Question being what grit should I sand with last before applying the shellac to the worrisome spots? And last can someone explain how staining over shellac even works, I mean to me it seems like the stain has no where to penetrate once it's sealed right?!

Also I'm fairly positive the wood is oak as it seems very hard and is awfully grainy.
You are correct, the wood is oak.

If you think you have sanded the wood enough try the stain on it. If it didn't take or comes out blotchy then you can always use stripper at that point. The stain wouldn't hurt anything and the remover would take most of the stain off anyway.

I've had pretty good luck with Kleen Strip paint and varnish remover. It's a semi-paste remover that clings to vertical surfaces pretty good. It's important with any remover though to keep the finish wet with the remover until it is ready to clean off.

If you do end up stripping the wood again, after stripping I would sand it with 80 grit paper to begin with on a orbital sander and then use 120 grit. At that time it should be ready to stain. You are correct in that the stain should applied before the shellac. Since we are talking shellac if that is the only finish it should be fine. If you are using it as a sealer for polyurethane, you better use sealcoat. Sealcoat is a dewaxed shellac which will work under polyurethane. The wax content in standard shellac will prevent polyurethane from adhering.
 
#7 ·
Alrighty

Thanks so much for the explanation on the Shellac thing as I kept reading forums were people were talking about staining over Shellac, and I was wondering how that was possible, as I didn't realize there was a 2nd wax free kind like Seal-Coat.

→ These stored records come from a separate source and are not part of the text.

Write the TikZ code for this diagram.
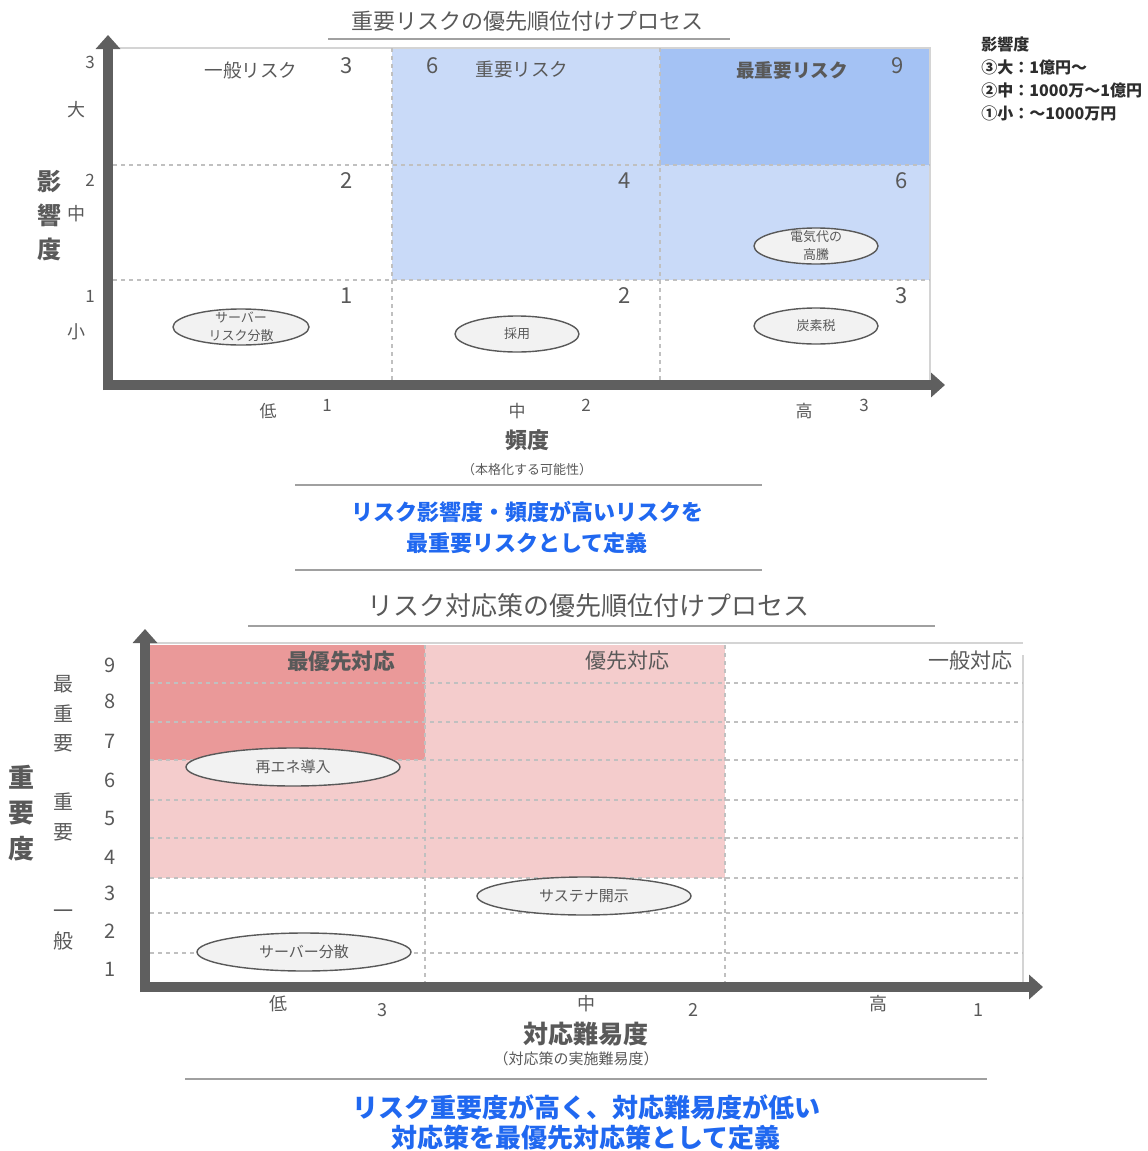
\documentclass[tikz,border=0pt]{standalone}
\usepackage{fontspec}
\setmainfont{Noto Sans CJK JP}
\usepackage{tikz}
\usetikzlibrary{arrows.meta, positioning, shapes.geometric}
\usepackage{xcolor}
\definecolor{AxisGray}{RGB}{95, 95, 95}
\definecolor{TextGray}{RGB}{89, 89, 89}
\definecolor{GridGray}{RGB}{192, 192, 192}
\definecolor{EdgeGray}{RGB}{212, 212, 212}
\definecolor{RuleGray}{RGB}{160, 160, 160}
\definecolor{LiteBlue}{RGB}{201, 218, 248}
\definecolor{MidBlue}{RGB}{164, 194, 244}
\definecolor{LitePink}{RGB}{244, 204, 204}
\definecolor{MidPink}{RGB}{234, 153, 153}
\definecolor{NoteBlue}{RGB}{32, 104, 240}
\definecolor{BubbleGray}{RGB}{242, 242, 242}
\definecolor{NoteBlack}{RGB}{45, 45, 45}
\tikzset{%
  axis_arrow/.style={%
    draw=AxisGray,%
    line width=5pt,%
    -{Triangle[length=7pt, width=12pt]}%
  },
  grid_path/.style={%
    draw=GridGray,%
    line width=0.6pt,%
    dash pattern=on 2pt off 2pt%
  },
  edge_path/.style={%
    draw=EdgeGray,%
    line width=0.7pt%
  },
  rule_path/.style={%
    draw=RuleGray,%
    line width=1.1pt%
  },
  annotate/.style={%
    text=TextGray,%
    inner sep=0pt,%
    align=center,%
  },
  cell_label/.style={%
    annotate,%
    font={\fontsize{9.3}{11}\selectfont}%
  },
  cell_score/.style={%
    annotate,%
    font={\fontsize{11}{13}\selectfont}%
  },
  tick_label/.style={%
    annotate,%
    font={\fontsize{8.5}{10}\selectfont}%
  },
  risk_bubble/.style={%
    ellipse,%
    draw=TextGray,%
    fill=BubbleGray,%
    line width=0.7pt,%
    inner sep=0pt,%
  },
  bubble_text/.style={%
    annotate,%
    font={\fontsize{6.5}{9}\selectfont}%
  },
  note/.style={%
    text=NoteBlue,%
    inner sep=0pt,%
    align=center,%
  },
}

\begin{document}
\begin{tikzpicture}[x=0.5pt, y=-0.5pt]

    \useasboundingbox (0, 0) rectangle (1147, 1151);

    % ---- upper chart: risk priority
    \node [annotate, font={\fontsize{11}{13}\selectfont}] (top_title) at (527, 21)
      {重要リスクの優先順位付けプロセス};
    \coordinate (top_title_l) at (328, 39);
    \coordinate (top_title_r) at (730, 39);
    \draw [rule_path] (top_title_l) -- (top_title_r);

    \fill [LiteBlue] (392, 48) rectangle (930, 280);
    \fill [MidBlue] (660, 48) rectangle (930, 165);

    \coordinate (top_nw) at (113, 48);
    \coordinate (top_ne) at (930, 48);
    \coordinate (top_se) at (930, 380);
    \draw [edge_path] (top_nw) -- (top_ne) -- (top_se);

    \coordinate (top_c1_n) at (392, 48);
    \coordinate (top_c1_s) at (392, 380);
    \coordinate (top_c2_n) at (660, 48);
    \coordinate (top_c2_s) at (660, 380);
    \coordinate (top_r1_w) at (113, 165);
    \coordinate (top_r1_e) at (930, 165);
    \coordinate (top_r2_w) at (113, 280);
    \coordinate (top_r2_e) at (930, 280);
    \draw [grid_path] (top_c1_n) -- (top_c1_s);
    \draw [grid_path] (top_c2_n) -- (top_c2_s);
    \draw [grid_path] (top_r1_w) -- (top_r1_e);
    \draw [grid_path] (top_r2_w) -- (top_r2_e);

    \coordinate (top_y_from) at (108, 390);
    \coordinate (top_y_to) at (108, 35);
    \coordinate (top_x_from) at (103, 385);
    \coordinate (top_x_to) at (945, 385);
    \draw [axis_arrow] (top_y_from) -- (top_y_to);
    \draw [axis_arrow] (top_x_from) -- (top_x_to);

    \node [cell_label] (general_risk) at (251, 70) {一般リスク};
    \node [cell_label] (key_risk) at (522, 70) {重要リスク};
    \node [cell_label, font={\bfseries\fontsize{9.3}{11}\selectfont}] (top_risk)
      at (792, 70) {最重要リスク};
    \node [cell_score] (s13) at (347, 66) {3};
    \node [cell_score] (s23) at (433, 66) {6};
    \node [cell_score] (s33) at (898, 66) {9};
    \node [cell_score] (s12) at (347, 181) {2};
    \node [cell_score] (s22) at (625, 181) {4};
    \node [cell_score] (s32) at (902, 181) {6};
    \node [cell_score] (s11) at (347, 296) {1};
    \node [cell_score] (s21) at (625, 296) {2};
    \node [cell_score] (s31) at (902, 296) {3};

    \node [risk_bubble, minimum width=68pt, minimum height=18pt] (server_risk)
      at (241, 327) {};
    \node [bubble_text] at (server_risk) {サーバー\\リスク分散};
    \node [risk_bubble, minimum width=62pt, minimum height=18pt] (hiring)
      at (517, 334) {};
    \node [bubble_text] at (hiring) {採用};
    \node [risk_bubble, minimum width=62pt, minimum height=18pt] (power_cost)
      at (816, 246) {};
    \node [bubble_text] at (power_cost) {電気代の\\高騰};
    \node [risk_bubble, minimum width=62pt, minimum height=18pt] (carbon_tax)
      at (816, 326) {};
    \node [bubble_text] at (carbon_tax) {炭素税};

    \node [tick_label] (impact_3) at (90, 62) {3};
    \node [tick_label, font={\fontsize{9}{10}\selectfont}] (impact_big) at (76, 110) {大};
    \node [tick_label] (impact_2) at (90, 180) {2};
    \node [tick_label, font={\fontsize{9}{10}\selectfont}] (impact_mid) at (76, 214) {中};
    \node [tick_label] (impact_1) at (90, 296) {1};
    \node [tick_label, font={\fontsize{9}{10}\selectfont}] (impact_low) at (76, 332) {小};
    \node [annotate, font={\bfseries\fontsize{12}{17}\selectfont}] (impact_axis)
      at (50, 216) {影\\響\\度};

    \node [tick_label] (freq_low) at (268, 411) {低};
    \node [tick_label] (freq_1) at (327, 405) {1};
    \node [tick_label] (freq_mid) at (517, 411) {中};
    \node [tick_label] (freq_2) at (586, 405) {2};
    \node [tick_label] (freq_high) at (804, 411) {高};
    \node [tick_label] (freq_3) at (864, 405) {3};
    \node [annotate, font={\bfseries\fontsize{11}{13}\selectfont}] (freq_axis)
      at (527, 440) {頻度};
    \node [annotate, font={\fontsize{6.5}{8}\selectfont}, below = 6pt of freq_axis]
      (freq_note) {（本格化する可能性）};

    \coordinate (top_note_l1) at (295, 485);
    \coordinate (top_note_r1) at (762, 485);
    \coordinate (top_note_l2) at (295, 570);
    \coordinate (top_note_r2) at (762, 570);
    \draw [rule_path] (top_note_l1) -- (top_note_r1);
    \draw [rule_path] (top_note_l2) -- (top_note_r2);
    \node [note, font={\bfseries\fontsize{11}{15.5}\selectfont}] (top_note)
      at (527, 527) {リスク影響度・頻度が高いリスクを\\最重要リスクとして定義};

    \node [inner sep=0pt, anchor=north west, align=left, text=NoteBlack,
      font={\bfseries\fontsize{8}{11.5}\selectfont}] (impact_key) at (981, 36)
      {影響度\\③大：1億円〜\\②中：1000万〜1億円\\①小：〜1000万円};

    % ---- lower chart: countermeasure priority
    \node [annotate, font={\fontsize{13}{15}\selectfont}] (low_title) at (588, 606)
      {リスク対応策の優先順位付けプロセス};
    \coordinate (low_title_l) at (248, 626);
    \coordinate (low_title_r) at (935, 626);
    \draw [rule_path] (low_title_l) -- (low_title_r);

    \fill [LitePink] (150, 645) rectangle (725, 878);
    \fill [MidPink] (150, 645) rectangle (425, 760);

    \coordinate (low_nw) at (150, 643);
    \coordinate (low_ne) at (1023, 643);
    \coordinate (low_e_top) at (1023, 655);
    \coordinate (low_se) at (1023, 982);
    \draw [edge_path] (low_nw) -- (low_ne);
    \draw [edge_path] (low_e_top) -- (low_se);

    \coordinate (low_c1_n) at (425, 645);
    \coordinate (low_c1_s) at (425, 982);
    \coordinate (low_c2_n) at (725, 645);
    \coordinate (low_c2_s) at (725, 982);
    \draw [grid_path] (low_c1_n) -- (low_c1_s);
    \draw [grid_path] (low_c2_n) -- (low_c2_s);
    \coordinate (low_r8_w) at (150, 683);
    \coordinate (low_r8_e) at (1023, 683);
    \coordinate (low_r7_w) at (150, 722);
    \coordinate (low_r7_e) at (1023, 722);
    \coordinate (low_r6_w) at (150, 760);
    \coordinate (low_r6_e) at (1023, 760);
    \coordinate (low_r5_w) at (150, 800);
    \coordinate (low_r5_e) at (1023, 800);
    \coordinate (low_r4_w) at (150, 838);
    \coordinate (low_r4_e) at (1023, 838);
    \coordinate (low_r3_w) at (150, 878);
    \coordinate (low_r3_e) at (1023, 878);
    \coordinate (low_r2_w) at (150, 913);
    \coordinate (low_r2_e) at (1023, 913);
    \coordinate (low_r1_w) at (150, 953);
    \coordinate (low_r1_e) at (1023, 953);
    \draw [grid_path] (low_r8_w) -- (low_r8_e);
    \draw [grid_path] (low_r7_w) -- (low_r7_e);
    \draw [grid_path] (low_r6_w) -- (low_r6_e);
    \draw [grid_path] (low_r5_w) -- (low_r5_e);
    \draw [grid_path] (low_r4_w) -- (low_r4_e);
    \draw [grid_path] (low_r3_w) -- (low_r3_e);
    \draw [grid_path] (low_r2_w) -- (low_r2_e);
    \draw [grid_path] (low_r1_w) -- (low_r1_e);

    \coordinate (low_y_from) at (145, 992);
    \coordinate (low_y_to) at (145, 629);
    \coordinate (low_x_from) at (140, 987);
    \coordinate (low_x_to) at (1043, 987);
    \draw [axis_arrow] (low_y_from) -- (low_y_to);
    \draw [axis_arrow] (low_x_from) -- (low_x_to);

    \node [annotate, font={\bfseries\fontsize{10.8}{13}\selectfont}] (first_act)
      at (341, 661) {最優先対応};
    \node [annotate, font={\fontsize{10.5}{13}\selectfont}] (prior_act)
      at (627, 661) {優先対応};
    \node [annotate, font={\fontsize{10.5}{13}\selectfont}] (general_act)
      at (970, 661) {一般対応};

    \node [risk_bubble, minimum width=107pt, minimum height=19pt] (renewables)
      at (293, 767) {};
    \node [bubble_text, font={\fontsize{7.5}{9}\selectfont}] at (renewables) {再エネ導入};
    \node [risk_bubble, minimum width=107pt, minimum height=19pt] (sustain)
      at (584, 896) {};
    \node [bubble_text, font={\fontsize{7.5}{9}\selectfont}] at (sustain) {サステナ開示};
    \node [risk_bubble, minimum width=107pt, minimum height=19pt] (server_split)
      at (304, 952) {};
    \node [bubble_text, font={\fontsize{7.5}{9}\selectfont}] at (server_split) {サーバー分散};

    \node [tick_label, font={\fontsize{10}{12}\selectfont}] (rank_9) at (110, 665) {9};
    \node [tick_label, font={\fontsize{10}{12}\selectfont}] (rank_8) at (110, 701) {8};
    \node [tick_label, font={\fontsize{10}{12}\selectfont}] (rank_7) at (110, 741) {7};
    \node [tick_label, font={\fontsize{10}{12}\selectfont}] (rank_6) at (110, 780) {6};
    \node [tick_label, font={\fontsize{10}{12}\selectfont}] (rank_5) at (110, 818) {5};
    \node [tick_label, font={\fontsize{10}{12}\selectfont}] (rank_4) at (110, 857) {4};
    \node [tick_label, font={\fontsize{10}{12}\selectfont}] (rank_3) at (110, 893) {3};
    \node [tick_label, font={\fontsize{10}{12}\selectfont}] (rank_2) at (110, 931) {2};
    \node [tick_label, font={\fontsize{10}{12}\selectfont}] (rank_1) at (110, 969) {1};

    \node [annotate, font={\fontsize{10}{14.75}\selectfont}] (band_top) at (63, 714)
      {最\\重\\要};
    \node [annotate, font={\fontsize{10}{14.75}\selectfont}] (band_mid) at (63, 817)
      {重\\要};
    \node [annotate, font={\fontsize{10}{14.75}\selectfont}] (band_low) at (63, 930)
      {一\\般};
    \node [annotate, font={\bfseries\fontsize{13}{17.75}\selectfont}] (weight_axis)
      at (22, 813) {重\\要\\度};

    \node [tick_label, font={\fontsize{9}{10}\selectfont}] (ease_low) at (278, 1004) {低};
    \node [tick_label, font={\fontsize{9}{10}\selectfont}] (ease_3) at (382, 1010) {3};
    \node [tick_label, font={\fontsize{9}{10}\selectfont}] (ease_mid) at (586, 1004) {中};
    \node [tick_label, font={\fontsize{9}{10}\selectfont}] (ease_2) at (693, 1010) {2};
    \node [tick_label, font={\fontsize{9}{10}\selectfont}] (ease_high) at (878, 1004) {高};
    \node [tick_label, font={\fontsize{9}{10}\selectfont}] (ease_1) at (978, 1010) {1};
    \node [annotate, font={\bfseries\fontsize{12.5}{15}\selectfont}] (ease_axis)
      at (586, 1034) {対応難易度};
    \node [annotate, font={\fontsize{7.5}{9}\selectfont}] (ease_note) at (576, 1059)
      {（対応策の実施難易度）};

    \coordinate (low_note_l) at (185, 1079);
    \coordinate (low_note_r) at (987, 1079);
    \draw [rule_path] (low_note_l) -- (low_note_r);
    \node [note, font={\bfseries\fontsize{13}{15}\selectfont}] (low_note)
      at (586, 1122) {リスク重要度が高く、対応難易度が低い\\対応策を最優先対応策として定義};

  \end{tikzpicture}
\end{document}
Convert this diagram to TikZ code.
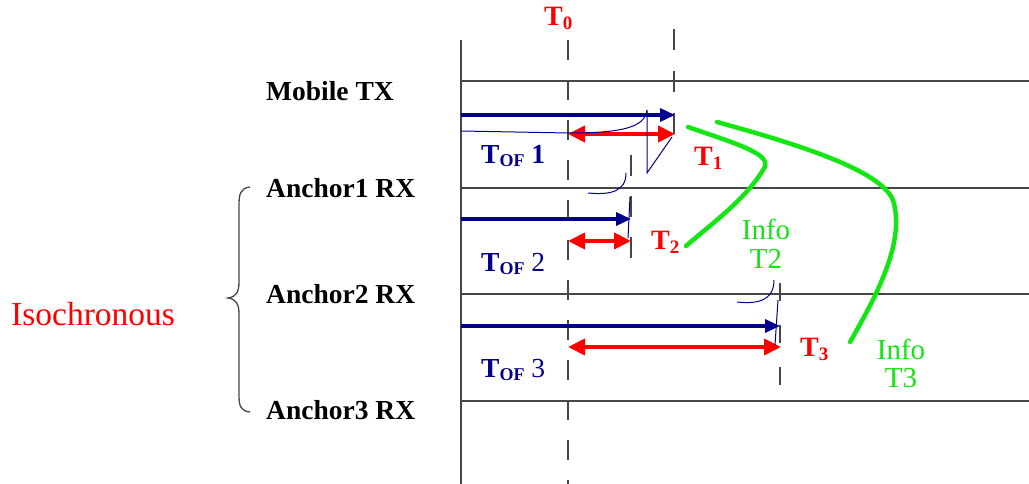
\documentclass[tikz,border=0pt]{standalone}
\usepackage{fontspec}
\setmainfont{Liberation Serif}
\usetikzlibrary{arrows.meta}
\definecolor{navy}{RGB}{0,0,140}
\definecolor{lgreen}{RGB}{20,230,20}
\definecolor{gline}{RGB}{70,70,70}
\begin{document}
\begin{tikzpicture}[x=1pt,y=-1pt,
  axis/.style={draw=gline,line width=1.6pt},
  tline/.style={draw=gline,line width=1.6pt,dash pattern=on 20pt off 20pt},
  navyarrow/.style={draw=navy,line width=3.5pt,-{Triangle[length=15pt,width=13pt]}},
  redarrow/.style={draw=red,line width=4pt,{Triangle[length=17pt,width=16pt]}-{Triangle[length=17pt,width=16pt]}},
  scribble/.style={draw=navy,line width=1pt},
  greencurve/.style={draw=lgreen,line width=4.5pt,line cap=round},
  lab/.style={font=\fontsize{27.5}{30}\selectfont\bfseries,anchor=base west,inner sep=0pt},
  redlab/.style={font=\fontsize{28}{30}\selectfont\bfseries,text=red,anchor=base west,inner sep=0pt},
  toflab/.style={font=\fontsize{27.5}{30}\selectfont\bfseries,text=navy,anchor=base west,inner sep=0pt},
  infolab/.style={font=\fontsize{29}{30}\selectfont,text=lgreen,anchor=base,inner sep=0pt}]
\useasboundingbox[fill=white] (0,0) rectangle (1029,484);
% axis and row lines
\coordinate (ytop) at (461,40);
\coordinate (ybot) at (461,484);
\draw[axis] (ytop) -- (ybot);
\foreach \y/\n in {81/r0,188/r1,294/r2,401/r3}{
  \coordinate (\n a) at (461,\y);
  \coordinate (\n b) at (1029,\y);
  \draw[axis] (\n a) -- (\n b);
}
% time lines
\coordinate (t0a) at (568,40); \coordinate (t0b) at (568,484);
\draw[tline,dash phase=0pt] (t0a) -- (t0b);
\coordinate (t1a) at (674,29); \coordinate (t1b) at (674,134);
\draw[tline,dash pattern=on 21pt off 21pt] (t1a) -- (t1b);
\coordinate (t2a) at (631,155); \coordinate (t2b) at (631,261);
\draw[tline,dash pattern=on 21pt off 20pt] (t2a) -- (t2b);
\coordinate (t3a) at (780,283); \coordinate (t3b) at (780,389);
\draw[tline,dash pattern=on 18pt off 24pt] (t3a) -- (t3b);
% navy arrows
\coordinate (n1a) at (461,115); \coordinate (n1b) at (675,115);
\coordinate (n2a) at (461,219); \coordinate (n2b) at (631,219);
\coordinate (n3a) at (461,326); \coordinate (n3b) at (780,326);
\draw[navyarrow] (n1a) -- (n1b);
\draw[navyarrow] (n2a) -- (n2b);
\draw[navyarrow] (n3a) -- (n3b);
% red double arrows
\coordinate (d1a) at (568,134); \coordinate (d1b) at (675,134);
\coordinate (d2a) at (568,241); \coordinate (d2b) at (631,241);
\coordinate (d3a) at (568,347); \coordinate (d3b) at (781,347);
\draw[redarrow] (d1a) -- (d1b);
\draw[redarrow] (d2a) -- (d2b);
\draw[redarrow] (d3a) -- (d3b);
% handwritten navy scribbles
\draw[scribble] (461,131) -- (568,133) .. controls (620,133) and (645,128) .. (647,110)
  -- (647,173) -- (672,137);
\draw[scribble] (588,193) .. controls (610,195) and (626,192) .. (626,173);
\draw[scribble] (630,197) -- (628,238);
\draw[scribble] (737,302) .. controls (755,304) and (774,302) .. (774,280);
\draw[scribble] (778,300) -- (775,345);
% green curves
\coordinate (g1a) at (688,127); \coordinate (g1b) at (686,246);
\draw[greencurve] (g1a) .. controls (740,145) and (775,155) .. (763,170)
  .. controls (745,200) and (710,225) .. (g1b);
\coordinate (g2a) at (717,122); \coordinate (g2b) at (850,342);
\draw[greencurve] (g2a) .. controls (800,145) and (880,170) .. (893,200)
  .. controls (905,240) and (880,290) .. (g2b);
% brace
\coordinate (br1) at (250,187); \coordinate (br2) at (250,412); \coordinate (brt) at (228,298);
\draw[draw=gline,line width=1.3pt] (br1) .. controls (240,188) and (239,195) .. (239,205)
  -- (239,282) .. controls (239,292) and (236,297) .. (brt)
  .. controls (236,299) and (239,304) .. (239,314)
  -- (239,395) .. controls (239,405) and (240,411) .. (br2);
% labels
\node[lab] (mtx) at (266,101) {Mobile TX};
\node[lab] (a1) at (266,197) {Anchor1 RX};
\node[lab] (a2) at (266,303) {Anchor2 RX};
\node[lab] (a3) at (266,419) {Anchor3 RX};
\node[font=\fontsize{33.5}{34}\selectfont,text=red,anchor=base west,inner sep=0pt] (iso) at (11,325) {Isochronous};
\node[redlab] (T0) at (544,26) {T\raisebox{-4pt}{\fontsize{19}{19}\selectfont 0}};
\node[redlab] (T1) at (694,166) {T\raisebox{-4pt}{\fontsize{19}{19}\selectfont 1}};
\node[redlab] (T2) at (651,250) {T\raisebox{-4pt}{\fontsize{19}{19}\selectfont 2}};
\node[redlab] (T3) at (800,356) {T\raisebox{-4pt}{\fontsize{19}{19}\selectfont 3}};
\node[toflab] (tof1) at (481,164) {T\raisebox{-3pt}{\fontsize{18}{18}\selectfont OF} 1};
\node[toflab] (tof2) at (481,271) {T\raisebox{-3pt}{\fontsize{18}{18}\selectfont OF} \mdseries 2};
\node[toflab] (tof3) at (481,377) {T\raisebox{-3pt}{\fontsize{18}{18}\selectfont OF} \mdseries 3};
\node[infolab] (i2a) at (766,240) {Info};
\node[infolab] (i2b) at (766,268) {T2};
\node[infolab] (i3a) at (901,359) {Info};
\node[infolab] (i3b) at (901,387) {T3};
\end{tikzpicture}
\end{document}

I picked up some Seal-Coat today, should I play it safe and hit the whole trim piece with that prior to staining it again? Do I sand after the Seal Coat before applying the stain?


Also, I have a can of the regular shellac that I used on some other trim pieces I already restained and they look pretty good however it doesn't seem super durable and can scuff easy. Is that normal or did I not do enough coats? I'm planning on use poly on the current stuff I'm redoing.

If I do seal coat before staining do I need to seal coat again after staining and before polying?

THANKS!!!!
 
#8 · (Edited)
This might sound stupid, and I don't really have any suggestions for you beyond what's been said, but perhaps it'd be easier just to spend a few dollars and replace the piece with a new piece of trim? I can't imagine how many hours you've spent sanding, finishing, sanding, repeat... I usually use shellac, but minwax also makes a pre stain wood conditioner, no idea if it's worth the can it's put in though.


Edit: to answer your question, put on a coat (maybe two) of shellac, sand extremely lightly. It's not the hardest finish, then stain, then if you want to put more shellac on you can. Or just put a coat of poly on top. You can put anything on top of the shellac; oil based or water.
 
#9 ·
haha I too was starting to think that maybe

I should just replace the darn piece of trim with a new wood but I've never hung trim and was a bit intimidated but if it doesn't pan out this time it's probably the route I will go.

Well I put the sealcoat on this a.m. and right away those darn dark spots "popped out" is this a sign that it's the wood itself and it's hopeless?

I'm going to still try staining once more and see how it goes tho...
 
#12 ·
At this point since you have put Sealcoat on the wood, I would scuff sand it with 220 grit sandpaper and put a cherry gel-stain on it. The piece of trim under it is either a different wood or finished in some manner to subdue the grain and a gel-stain will do just that. The piece of trim you are working on needs red on it to blend it with the rest of the woodwork. You may have to purchase different colors of stain and intermix them to achieve a matching color. This is something you can do by trial and error. Since the wood is sealed now if you brush on a color and it isn't right you can just take a dry cloth and wipe it off and start over. Once you allow the gel-stain to dry you can topcoat it with a clear coat.